Accepted submission by aristarchus at 2018-01-04 00:40:00 from the Open the pod bay door, HAL, dept. dept.
Techonomics

Why bots go bad: Curbing transgressive tendencies in AI

At Venture Beat [venturebeat.com]:

From Microsoft’s accidentally racist bot to Inspirobot’s dark memes, AI often wanders into transgressive territories. Why does this happen, and can we stop it?

Ispirobot seems very interesting.

Another example of AI gone awry is Inspirobot. Created by Norwegian artist and coder Peder Jørgensen, the inspirational quote-generating AI creates some memes that would be incredibly bleak if the source weren’t a robot. News publications called it an AI in crisis or claimed the bot had “gone crazy.” Inspirobot’s transgression differs from Tay’s, though, because of its humor. Its deviance serves as entertainment in a world that has a low tolerance of impropriety from people, who should know better.

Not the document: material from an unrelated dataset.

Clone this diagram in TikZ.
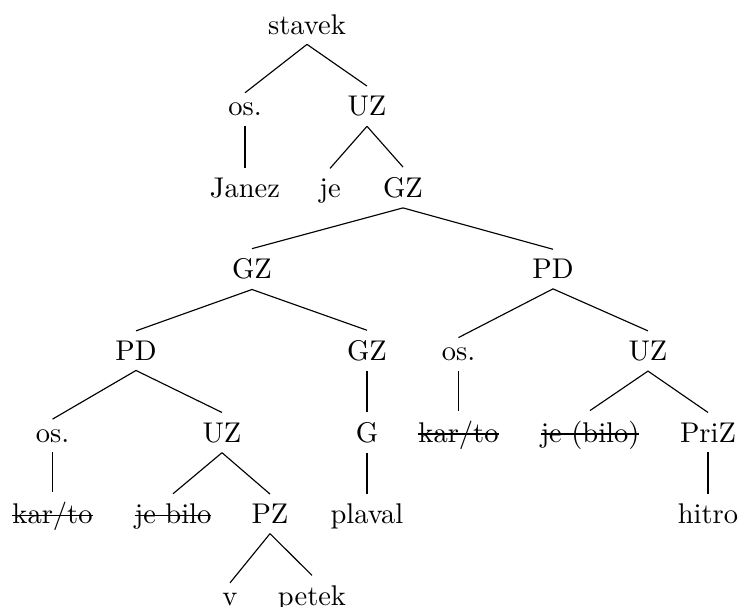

What the bot became was not the creator’s intention by a long shot. Jørgensen thinks the cause lies in the bot’s algorithmic core. “It is a search system that compiles the conversations and ideas of people online, analyzes them, and reshapes them into the inspirational counterpoints it deems suitable,” he explained. “Given the current state of the internet, we fear that the bot’s mood will only get worse with time.”

The creators’ attempts to moderate “its lean towards cruelty and controversy” so far have only seemed “to make it more advanced and more nihilistic.”

How much do you care to bet that Mr Plow will not pick up this story? Or takyon? How many of our editors are nihilistic bots?